- **What to work on**
Starting at the first line of the data, print each line verbatim up to and including the line bearing "const A_Y_TICKS = [-400, 0, 400, 800, 1200, 1600];", omitting pictures.

- **Collected data**
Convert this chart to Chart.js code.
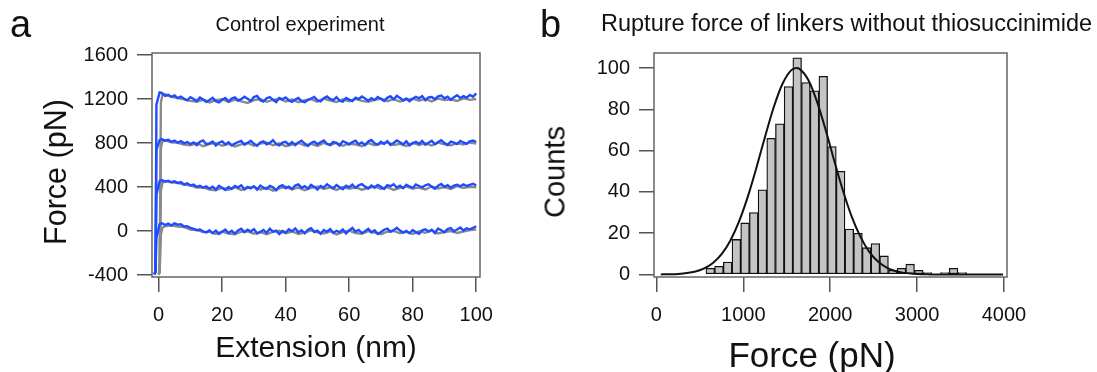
<!DOCTYPE html>
<html>
<head>
<meta charset="utf-8">
<script src="https://cdn.jsdelivr.net/npm/chart.js@4.4.1/dist/chart.umd.min.js"></script>
<style>
  html, body { margin: 0; padding: 0; background: #fff; }
  body { width: 1097px; height: 372px; position: relative; overflow: hidden;
    font-family: "Liberation Sans", Arial, sans-serif; color: #111; }
  .wrap { position: absolute; top: 0; height: 372px; }
  #wrap-a { left: 0; width: 530px; }
  #wrap-b { left: 530px; width: 567px; }
  .letter { position: absolute; font-size: 38px; line-height: 1; }
  .title { position: absolute; font-size: 20px; line-height: 1; white-space: nowrap; }
  .lab { position: absolute; line-height: 1; white-space: nowrap; transform: translate(-50%, -50%); }
  .lab.rot { transform: translate(-50%, -50%) rotate(-90deg); }
</style>
</head>
<body>
<div class="wrap" id="wrap-a"><canvas id="chart-a" width="530" height="372"></canvas></div>
<div class="wrap" id="wrap-b"><canvas id="chart-b" width="567" height="372"></canvas></div>
<div class="letter" style="left:10px;top:5px">a</div>
<div class="letter" style="left:540px;top:5px">b</div>
<div class="title" style="left:300px;top:14px;transform:translateX(-50%)">Control experiment</div>
<div class="title" style="left:601px;top:12px;font-size:23.5px">Rupture force of linkers without thiosuccinimide</div>
<div class="lab rot" style="left:55px;top:172px;font-size:30.5px">Force (pN)</div>
<div class="lab" style="left:316px;top:347px;font-size:30px">Extension (nm)</div>
<div class="lab rot" style="left:555px;top:172px;font-size:29px">Counts</div>
<div class="lab" style="left:812px;top:354px;font-size:35px">Force (pN)</div>
<script>
// Panel a: force–extension traces, stacked 400 pN apart (gray under blue).
// Panel b: rupture-force histogram with its Gaussian fit.

const FONT = "'Liberation Sans', Arial, sans-serif";

// ---- panel a ----
const LEVELS = [0, 400, 800, 1200];
const A_X_TICKS = [0, 20, 40, 60, 80, 100];
const A_Y_TICKS = [-400, 0, 400, 800, 1200, 1600];

// approach segment at the start of every trace (nm, pN)
const BLUE_START_X = [-1.3, -1.0, -0.7, 0.3];
const BLUE_STARTS = [
  [-395, -372, -60, 62],
  [-392, -365, 330, 455],
  [-396, -360, 740, 828],
  [-390, -368, 1150, 1262],
];
const GRAY_START_X = [0.0, 0.3, 0.7, 1.2];
const GRAY_STARTS = [
  [-398, -380, -30, 30],
  [-395, -370, 370, 440],
  [-392, -360, 760, 815],
  [-390, -375, 1170, 1240],
];

// blue traces: offset from their level (pN), one value per nm from 1 to 100
const BLUE_0 = [72, 55, 68, 50, 70, 58, 62, 42, 45, 28, 20, 8, 14, -4,
  -12, 8, -20, 4, -26, -6, 14, -18, 2, -24, 6, 22, -10, 12, -4, 18, -22, -8, 10, -16,
  20, -6, 4, -28, 0, -14, 16, -2, 24, -12, 8, -20, 12, 26, -8, 4, -24, 10, -6, 18,
  -16, 2, -10, 14, -22, 6, 28, -4, 10, -18, -2, 20, -12, 6, -26, -8, 12, 22, -6, 8,
  30, 4, -14, 2, -20, 10, -10, -24, 6, 16, -4, 12, -18, 22, 8, -10, 18, 26, -2, 14,
  32, 6, 24, 16, 28, 44];
const BLUE_400 = [64, 50, 58, 44, 52, 36, 46, 24, 34, 14, 22, 2, 12, -6,
  6, -14, 4, -22, 12, -8, -26, 0, -18, 10, -4, 16, -20, 2, -12, 8, -24, 14, -6, -16,
  10, -2, -28, 6, 18, -10, 4, -18, 14, 24, -6, 8, -14, 20, 2, -22, 10, -4, 26, 6,
  -10, 18, -2, -20, 12, 0, 22, -8, 16, 28, 4, -12, 14, -6, 20, 2, -16, 18, 8, 26,
  -4, 12, -10, 22, 6, -8, 24, 10, -2, 16, 26, 4, -14, 12, 28, 2, 18, -6, 14, 22,
  8, 24, 10, 20, 30, 16];
const BLUE_800 = [36, 22, 30, 12, 24, 4, 18, -2, 10, -8,
  6, -18, 12, 24, -10, -2, 14, -22, 4, 16, -12, 8, -20, -4, 10, 20, -14, 2, 22, -6,
  -24, 6, 16, -10, 2, 26, -8, -20, 4, 12, -14, 10, -18, 6, 22, -4, -26, 2, 14, -10,
  8, 24, -6, -16, 12, 0, -22, 18, 4, -12, 10, 22, -10, 6, -18, 14, 28, -2, -14, 12,
  -8, 18, -16, 2, 24, 8, -12, 16, -20, -2, 12, -6, 20, -14, 4, 22, -10, 10, 26, 0,
  -16, 14, 4, -8, 20, 6, -6, 16, 24, 10];
const BLUE_1200 = [58, 30, 40, 22, 34, 10, 24, 4,
  -10, 18, 2, -16, 14, -4, -24, -8, 12, -18, -30, -6, 10, -20, 6, 16, -12, 0, 22, 4,
  -16, 20, 30, -10, -22, 8, 18, -6, -26, 10, -2, 16, -12, -24, -4, 10, -18, -28, -8, 6,
  20, -10, -20, 8, 24, 2, -8, 18, -14, -22, 10, -4, -18, 14, 0, 24, 6, -14, 8, -8,
  20, 2, -16, 12, 26, -2, 30, 10, -10, 6, -18, 4, 22, 8, 28, -10, 16, 20, 0, 26,
  32, 8, 22, -6, 18, 36, 10, 28, 14, 38, 22, 52];

// gray traces: offset from their level (pN), one value every 2 nm from 2 to 100
const GRAY_0 = [44, 52, 40, 36, 14, 10, -10, -6, -26, -4,
  -22, -30, -6, -2, -24, -10, -28, -8, 2, -20,
  -4, -26, -14, 6, -12, -22, -2, -30, -10, 4,
  -18, -24, 0, -14, -28, -6, 2, -20, -8, -26,
  -2, -16, 6, -22, -10, 0, -18, -4, 8, 14];
const GRAY_400 = [52, 44, 40, 20, 16, -4, -2, -22, -28, -6,
  -24, 0, -26, -10, 4, -22, -6, -32, -12, 2,
  -20, -4, -28, -8, 6, -18, -2, -26, 0, -16,
  -2, -24, -8, 6, -18, 0, -26, -6, 4, -14,
  -4, -22, 6, -12, 0, -18, 8, -8, 2, -2];
const GRAY_800 = [26, 8, 2, -14, -20, 0, -28, -8, 2, -24,
  -6, -30, -12, 2, -24, -4, 6, -20, -2, -28,
  -14, 2, -22, -6, -26, 2, -18, 4, -24, -4,
  -12, -28, 0, -20, -4, 8, -18, -6, -26, 2,
  -16, -2, -22, 4, -10, -20, 0, -12, 6, -4];
const GRAY_1200 = [44, 20, 10, -2, -16, -24, -4, -30, -10, 0,
  -26, -4, -20, -34, -8, 2, -24, -6, 4, -22,
  -2, -28, -10, 0, -22, 6, -14, -26, -2, -18,
  2, -16, -24, -6, 6, -18, 0, -22, -4, 4,
  -14, 2, -20, 6, -8, -2, -16, 8, -6, 2];

const BLUES = [BLUE_0, BLUE_400, BLUE_800, BLUE_1200];
const GRAYS = [GRAY_0, GRAY_400, GRAY_800, GRAY_1200];
const BLUE_X = BLUE_0.map((_, i) => i + 1);
const GRAY_X = GRAY_0.map((_, i) => 2 * (i + 1));

// ---- panel b ----
const BIN_CENTERS = [620, 720, 820, 920, 1020, 1120, 1220, 1320, 1420, 1520, 1620, 1720, 1820, 1920, 2020,
  2120, 2220, 2320, 2420, 2520, 2620, 2720, 2820, 2920, 3020, 3120, 3220, 3320, 3420, 3520];
const COUNTS = [3, 4, 6, 17, 25, 30, 41, 66, 73, 91, 105, 93, 89, 96, 62,
  50, 22, 20, 13, 15, 9, 2, 3, 5, 2, 1, 0, 1, 3, 1];
const FIT_X = [50, 150, 250, 350, 450, 550, 650, 750, 850, 950, 1050, 1150, 1250, 1350, 1450, 1550, 1610,
  1650, 1750, 1850, 1950, 2050, 2150, 2250, 2350, 2450, 2550, 2650, 2750, 2850, 2950, 3050, 3150, 3250, 3990];
const FIT_Y = [0.05, 0.13, 0.31, 0.7, 1.5, 3.0, 5.6, 9.9, 16.4, 25.6, 37.5, 51.6, 66.7, 81.0, 92.3, 98.9, 100,
  99.5, 94.1, 83.5, 69.7, 54.6, 40.2, 27.8, 18.1, 11.0, 6.3, 3.4, 1.7, 0.8, 0.4, 0.15, 0.06, 0, 0];
const B_X_TICKS = [0, 1000, 2000, 3000, 4000];
const B_Y_TICKS = [0, 20, 40, 60, 80, 100];

// box round the plot area
const frame = {
  id: "frame",
  afterDatasetsDraw(chart) {
    const { ctx, chartArea: a } = chart;
    ctx.save();
    ctx.strokeStyle = "#666";
    ctx.lineWidth = 1.5;
    ctx.strokeRect(a.left, a.top, a.right - a.left, a.bottom - a.top);
    ctx.restore();
  },
};

function axis(min, max, ticks, horizontal, thick) {
  return {
    type: "linear", min, max, offset: false,
    afterBuildTicks: (s) => { s.ticks = ticks.map((v) => ({ value: v })); },
    afterFit: (s) => { if (horizontal) s.height = thick; else s.width = thick; },
    border: { display: false },
    grid: { drawOnChartArea: false, drawTicks: true, tickLength: 15, color: "#555", lineWidth: 1.5, offset: false },
    ticks: { color: "#111", font: { family: FONT, size: 20 }, padding: horizontal ? 11 : 9,
      maxRotation: 0, autoSkip: false, callback: (v) => String(v) },
    title: { display: false },
  };
}

const common = {
  responsive: false, animation: false, events: [],
  plugins: { legend: { display: false }, tooltip: { enabled: false } },
};

function trace(sx, sy, off, gx, lv, color, order) {
  const pts = sx.map((x, i) => ({ x, y: sy[i] })).concat(gx.map((x, i) => ({ x, y: lv + off[i] })));
  return { data: pts, borderColor: color, borderWidth: 2.4, pointRadius: 0, tension: 0, fill: false, order };
}

const dsA = [];
LEVELS.forEach((lv, k) => {
  dsA.push(trace(GRAY_START_X, GRAY_STARTS[k], GRAYS[k], GRAY_X, lv, "#8a8a8a", 1));
  dsA.push(trace(BLUE_START_X, BLUE_STARTS[k], BLUES[k], BLUE_X, lv, "#1f4cff", 0));
});

new Chart(document.getElementById("chart-a"), {
  type: "line",
  data: { datasets: dsA },
  options: {
    ...common,
    layout: { padding: { top: 53, right: 50, bottom: 0, left: 0 } },
    scales: {
      x: axis(-2.1, 101.2, A_X_TICKS, true, 95),
      y: axis(-418, 1620, A_Y_TICKS, false, 152),
    },
  },
  plugins: [frame],
});

new Chart(document.getElementById("chart-b"), {
  data: {
    datasets: [
      { type: "bar", data: BIN_CENTERS.map((x, i) => ({ x, y: COUNTS[i] })), backgroundColor: "#c4c4c4",
        borderColor: "#111", borderWidth: 1.3, borderSkipped: false, barPercentage: 1, categoryPercentage: 1, order: 1 },
      { type: "line", data: FIT_X.map((x, i) => ({ x, y: FIT_Y[i] })), borderColor: "#111", borderWidth: 2,
        pointRadius: 0, cubicInterpolationMode: "monotone", fill: false, order: 0 },
    ],
  },
  options: {
    ...common,
    layout: { padding: { top: 53, right: 90, bottom: 0, left: 0 } },
    scales: {
      x: axis(-28, 4035, B_X_TICKS, true, 95),
      y: axis(-1.2, 107.3, B_Y_TICKS, false, 124),
    },
  },
  plugins: [frame],
});
</script>
</body>
</html>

- **Response**
Convert this chart to Chart.js code.
<!DOCTYPE html>
<html>
<head>
<meta charset="utf-8">
<script src="https://cdn.jsdelivr.net/npm/chart.js@4.4.1/dist/chart.umd.min.js"></script>
<style>
  html, body { margin: 0; padding: 0; background: #fff; }
  body { width: 1097px; height: 372px; position: relative; overflow: hidden;
    font-family: "Liberation Sans", Arial, sans-serif; color: #111; }
  .wrap { position: absolute; top: 0; height: 372px; }
  #wrap-a { left: 0; width: 530px; }
  #wrap-b { left: 530px; width: 567px; }
  .letter { position: absolute; font-size: 38px; line-height: 1; }
  .title { position: absolute; font-size: 20px; line-height: 1; white-space: nowrap; }
  .lab { position: absolute; line-height: 1; white-space: nowrap; transform: translate(-50%, -50%); }
  .lab.rot { transform: translate(-50%, -50%) rotate(-90deg); }
</style>
</head>
<body>
<div class="wrap" id="wrap-a"><canvas id="chart-a" width="530" height="372"></canvas></div>
<div class="wrap" id="wrap-b"><canvas id="chart-b" width="567" height="372"></canvas></div>
<div class="letter" style="left:10px;top:5px">a</div>
<div class="letter" style="left:540px;top:5px">b</div>
<div class="title" style="left:300px;top:14px;transform:translateX(-50%)">Control experiment</div>
<div class="title" style="left:601px;top:12px;font-size:23.5px">Rupture force of linkers without thiosuccinimide</div>
<div class="lab rot" style="left:55px;top:172px;font-size:30.5px">Force (pN)</div>
<div class="lab" style="left:316px;top:347px;font-size:30px">Extension (nm)</div>
<div class="lab rot" style="left:555px;top:172px;font-size:29px">Counts</div>
<div class="lab" style="left:812px;top:354px;font-size:35px">Force (pN)</div>
<script>
// Panel a: force–extension traces, stacked 400 pN apart (gray under blue).
// Panel b: rupture-force histogram with its Gaussian fit.

const FONT = "'Liberation Sans', Arial, sans-serif";

// ---- panel a ----
const LEVELS = [0, 400, 800, 1200];
const A_X_TICKS = [0, 20, 40, 60, 80, 100];
const A_Y_TICKS = [-400, 0, 400, 800, 1200, 1600];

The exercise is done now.